Roots of Augustinian Spirituality

 Augustinian spirituality is based on the life, writings, and teachings of Saint Augustine of Hippo, located in present-day Algeria. The root of Augustinian spirituality can be traced to Augustine’s dramatic conversion to Christianity. In his Confessions, Book Eight, Chapter 12, Augustine speaks of hearing the voice of a child while sitting under a fig tree: “And suddenly I heard a voice from a neighboring house in a singing tune saying and often repeating, in the voice of a boy or a girl: ‘Take and read, take and read!’ [‘Tolle lege! Tolle lege!’]”  Immediately, Augustine returned to the place where he had left the book of the Apostles, opened it and read in the silence of his heart the first passage that met his eyes: “Not in rioting and drunkenness, not in chambering and wantonness, not in strife and envying: but put you on the Lord Jesus Christ and make not provision of the flesh in concupiscence (Romans 13:13).” 


Rule of Saint Augustine


The basic principles of the Augustinian spirituality of religious community life can be found in Augustine's Rule. This brief document presents Augustine's vision of the values that underlie the life of a vibrant and holy religious community.

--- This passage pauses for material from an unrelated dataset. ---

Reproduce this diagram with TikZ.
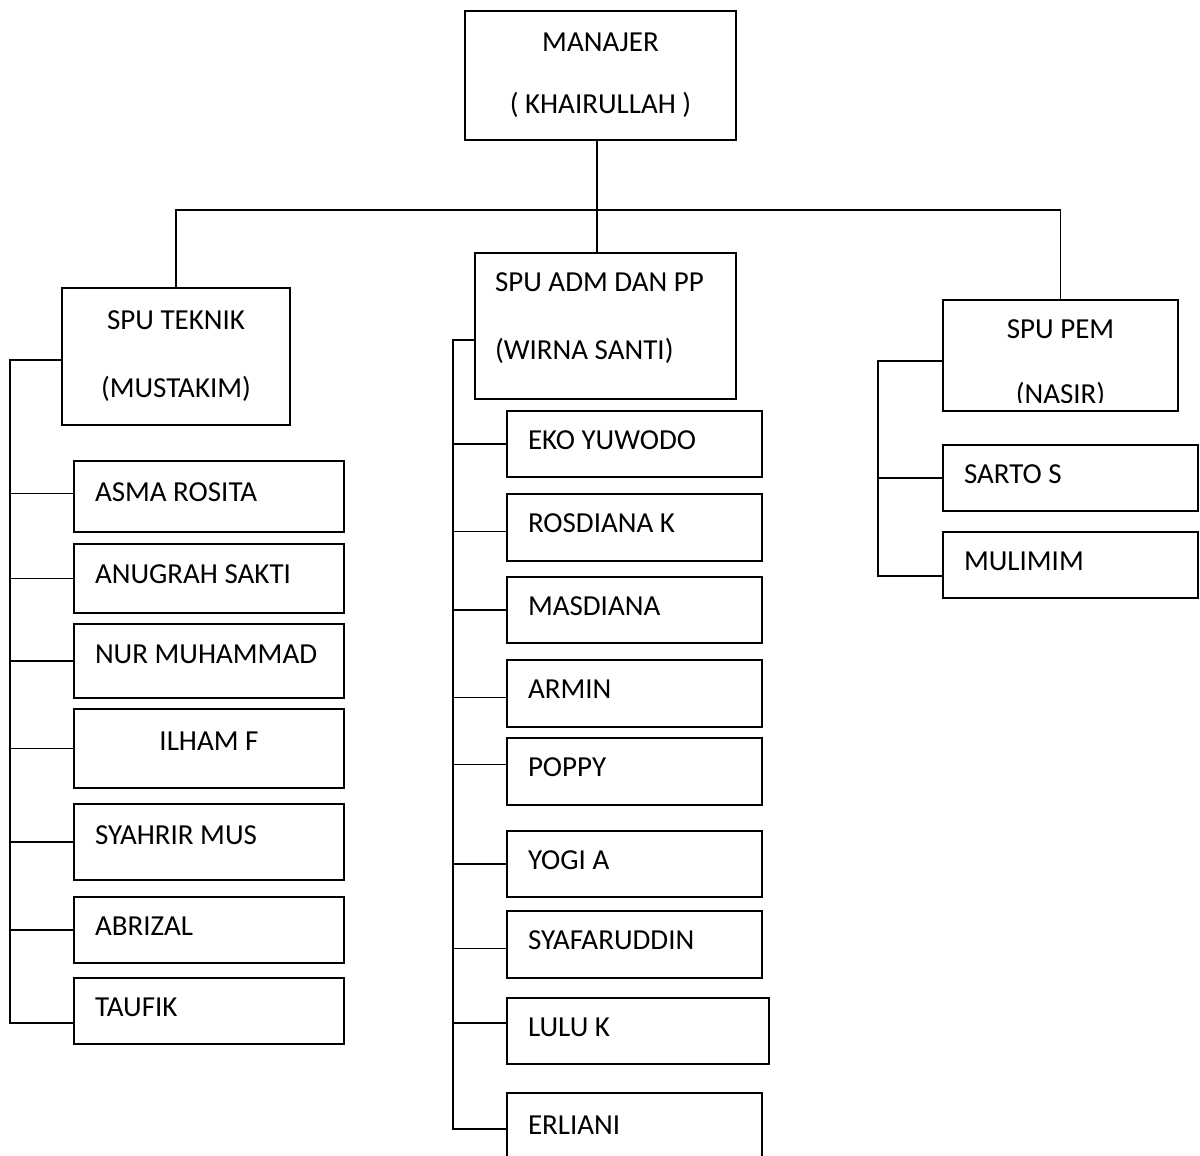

The Rule of St. Augustine was written around the year 400. It is the oldest monastic rule that we have today. The Rule of St. Benedict came approximately 120 years later. The Rule of St. Francis of Assisi was composed more than 800 years later.

In spite of its ancient origin, the Rule of St. Augustine endures because it expresses enduring principles and manifests an understanding of the human condition. It is not concerned with regulating small details such as the daily schedule, the arrangement of furniture or the kinds of food that may or may not be consumed at meals. Rather, Augustine’s Rule outlines what is essential for a religious life in community which is guided by the Gospel of Jesus Christ.

In reading the Rule, one must occasionally make allowance for references to certain time-bound customs of Augustine's fifth-century culture. These include, for example, attitudes about bathing in the public baths of Roman Africa (which, in Augustine’s time, had become centers of immoral activities), and the “one-size-fits-all” clothing style that was the norm (see Chapter Five).